41 There were two debtors of a certain creditor: one owed five hundred denarii and the other fifty;
Een geldschieter had twee schuldenaars; de een was hem vijfhonderd tienlingen schuldig, de andere vijftig.
42 but as they had nothing to pay, he forgave both of them [their debt]: [say, ] which of them therefore will love him most?
Daar ze niet konden betalen, schold hij het beiden kwijt. Wie van de twee zal nu het meest van hem houden?
43 And Simon answering said, I suppose he to whom he forgave the most. And he said to him, Thou hast rightly judged.
Simon antwoordde: Ik vermoed: hij, wien hij het meest heeft kwijtgescholden. Hij zei hem: Ge hebt juist geoordeeld.
44 And turning to the woman he said to Simon, Seest thou this woman? I entered into thy house; thou gavest me not water on my feet, but she has washed my feet with tears, and wiped them with her hair.
Nu keerde Hij Zich naar de vrouw, en sprak tot Simon: Ziet ge die vrouw? Ik ben in úw huis gekomen; gij goot geen water op mijn voeten, maar zij heeft mij voeten met haar tranen besproeid en met de haren afgedroogd.
45 Thou gavest me not a kiss, but she from the time I came in has not ceased kissing my feet.
Gij hebt Mij geen kus gegeven; maar zij heeft, sinds Ik binnenkwam, niet opgehouden, mijn voeten te kussen.
46 My head with oil thou didst not anoint, but she has anointed my feet with myrrh.
Gij hebt mijn hoofd niet met olie gezalfd, maar zij heeft mijn voeten met balsem gezalfd.
47 For which cause I say to thee, Her many sins are forgiven; for she loved much; but he to whom little is forgiven loves little.
En daarom zeg Ik u: Haar zonden, haar vele zonden zijn haar vergeven; want zij heeft veel liefde getoond. Wien weinig vergeven wordt, toont weinig liefde.

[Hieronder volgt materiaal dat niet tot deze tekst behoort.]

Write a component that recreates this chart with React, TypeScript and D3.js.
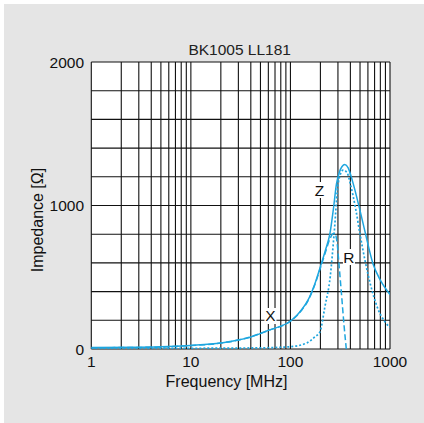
import React from "react";
import * as d3 from "d3";

const title = "BK1005 LL181";
const xTicks = [1, 10, 100, 1000];
const yTicks = [0, 1000, 2000];

// Z (solid)
const zFreq = [1, 3, 5, 10, 20, 30, 36, 60, 100, 115, 130, 150, 175, 200, 225, 250, 270, 290, 310, 330, 352, 380, 420, 490, 560, 677, 800, 1000];
const zVal = [10, 12, 15, 25, 42, 63, 74, 130, 195, 232, 275, 340, 450, 574, 690, 810, 975, 1150, 1232, 1272, 1285, 1262, 1170, 990, 820, 590, 480, 380];

// X (dashed)
const xFreq = [1, 3, 5, 10, 20, 30, 60, 100, 115, 130, 150, 175, 200, 225, 250, 270, 282, 293, 310, 326, 345, 364];
const xVal = [9, 11, 14, 24, 41, 62, 129, 194, 230, 272, 336, 445, 565, 675, 770, 805, 800, 750, 560, 380, 170, 0];

// R (dotted)
const rFreq = [1, 10, 50, 100, 146, 177, 198, 222, 251, 275, 302, 339, 370, 400, 454, 500, 560, 628, 761, 900, 1000];
const rVal = [3, 5, 8, 16, 42, 86, 120, 295, 504, 808, 1157, 1247, 1230, 1150, 969, 800, 620, 465, 275, 185, 150];

const labels = [
  { text: "Z", f: 196, v: 1108 },
  { text: "R", f: 387, v: 641 },
  { text: "X", f: 63, v: 230 },
];

const W = 424;
const H = 423;
const L = 91.3, R = 390, T = 62, B = 349;
const BLUE = "#1ea6df";
const FONT = "'Liberation Sans', Arial, Helvetica, sans-serif";

export default function App() {
  const x = d3.scaleLog().domain([1, 1000]).range([L, R]);
  const y = d3.scaleLinear().domain([0, 2000]).range([B, T]);

  const vLines: number[] = [];
  for (let k = 0; k < 3; k++) {
    for (let m = 1; m <= 9; m++) vLines.push(m * Math.pow(10, k));
  }
  vLines.push(1000);
  const hLines = d3.range(0, 2001, 200);

  const mk = (fs: number[], vs: number[]) =>
    d3
      .line<number>()
      .x((_, i) => x(fs[i]))
      .y((_, i) => y(vs[i]))
      .curve(d3.curveMonotoneX)(vs) || "";

  return (
    <svg width={W} height={H} style={{ position: "absolute", left: 0, top: 0 }} fontFamily={FONT}>
      <rect x={0} y={0} width={W} height={H} fill="#ffffff" />
      <rect x={4} y={4} width={W - 4} height={H - 4} fill="#e5e5e5" />
      <rect x={L} y={T} width={R - L} height={B - T} fill="#ffffff" />
      <defs>
        <clipPath id="plot">
          <rect x={L} y={T - 1} width={R - L} height={B - T + 1} />
        </clipPath>
      </defs>
      {vLines.map((f, i) => (
        <line key={"v" + i} x1={x(f)} x2={x(f)} y1={T} y2={B} stroke="#111" strokeWidth={1.1} />
      ))}
      {hLines.map((v, i) => (
        <line key={"h" + i} x1={L} x2={R} y1={y(v)} y2={y(v)} stroke="#111" strokeWidth={1.1} />
      ))}
      <g clipPath="url(#plot)" fill="none" stroke={BLUE} strokeWidth={1.5}>
        <path d={mk(rFreq, rVal)} strokeDasharray="2,2" strokeWidth={1.7} />
        <path d={mk(xFreq, xVal)} strokeDasharray="6,3" />
        <path d={mk(zFreq, zVal)} />
      </g>
      {labels.map((l, i) => (
        <g key={"l" + i}>
          <rect x={x(l.f) - 6} y={y(l.v) - 8} width={12} height={16} fill="#ffffff" />
          <text x={x(l.f)} y={y(l.v) + 5.5} fontSize={15.5} textAnchor="middle" fill="#111">
            {l.text}
          </text>
        </g>
      ))}
      <text x={239.7} y={54.5} fontSize={15.5} textAnchor="middle" fill="#222">
        {title}
      </text>
      {yTicks.map((v) => (
        <text key={"yt" + v} x={84} y={y(v) + 5.5} fontSize={15.5} textAnchor="end" fill="#111">
          {v}
        </text>
      ))}
      {xTicks.map((f) => (
        <text key={"xt" + f} x={x(f)} y={367} fontSize={15.5} textAnchor="middle" fill="#111">
          {f}
        </text>
      ))}
      <text x={226.5} y={387} fontSize={16} textAnchor="middle" fill="#111">
        Frequency [MHz]
      </text>
      <text transform="translate(43,220) rotate(-90)" fontSize={16} textAnchor="middle" fill="#111">
        Impedance [Ω]
      </text>
    </svg>
  );
}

48 And he said to her, Thy sins are forgiven.
Nu sprak Hij tot haar: Uw zonden zijn u vergeven.
49 And they that were with [them] at table began to say within themselves, Who is this who forgives also sins?
De disgenoten begonnen bij zichzelf te zeggen: Wie is Hij, dat Hij zelfs zonden vergeeft?
50 And he said to the woman, Thy faith has saved thee; go in peace.
Maar Hij zei tot de vrouw: Uw geloof heeft u gered, ga heen in vrede.